Let us assume that we have a self-adjoint operator $A: D(A) \subset L^2 \rightarrow L^2$ and we know that $A$ has a purely discrete spectrum and the eigenvalues of $A$ are simple. Does that mean that there is an eigenbasis $(b_n)$ such that $(b_n)$ is an ONB of $L^2$?
Could anybody explain, if this holds, where this actually follows from?
There is a potential problem with this. You can construct a selfadjoint operator $A$ on a Hilbert space $X$ with $\sigma(A)=[0,1]$ such that every point in the spectrum is in the point spectrum. The problems is this: once you remove the discrete space, you can still be left with an operator with only continuous spectrum. The definition of point spectrum does not preclude the possibility of continuous spectrum being mixed in. Once a $\lambda$ is tainted by calling is an element of the point spectrum, there are no further qualifiers for it. So, hiding beneath of this can be continuous spectrum, even though--technically speaking--$\sigma(A)=\sigma_{p}(A)$.

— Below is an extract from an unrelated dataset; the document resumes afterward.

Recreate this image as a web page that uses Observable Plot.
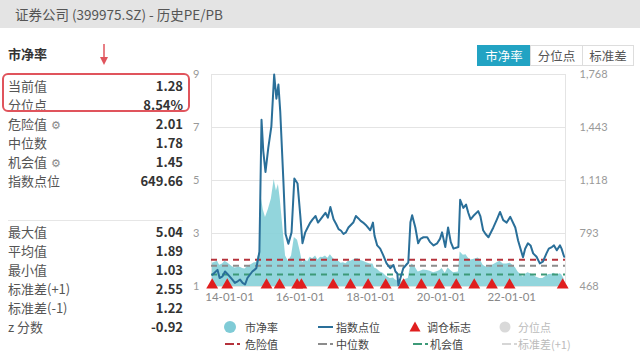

For example, Let $H=L^{2}_{\mu}[0,1]$ where $\mu$ is counting measure, and let $K=L^{2}_{m}[0,1]$ where $m$ is Lebesgue measure. Define $A : H \times K \rightarrow H\times K$ by $$ A\langle f,g \rangle = \langle xf(x), xg(x)\rangle. $$ For every $\lambda\in[0,1]$, the function $\delta_{\lambda}(x)\in H$ which is $0$ except at $\lambda$, where it is $1$ is an eigenvector with eigenvalue $\lambda$. Therefore, $$ A\langle \delta_{\lambda},0\rangle = \lambda \langle \delta_{\lambda},0\rangle $$ That means every $\lambda\in[0,1]$ is in the point spectrum of $A$. The eigenvectors $\{ \langle \delta_{\lambda},0\rangle \}_{\lambda\in[0,1]}$ form an orthonormal basis of the subspace $H\times\{0\}\subset H\times K$. And the restriction of $A$ to orthogonal complement of this space has only continuous spectrum. So $A$ does not have an orthonormal basis of eigenvectors, even though it has only 'discrete' spectrum.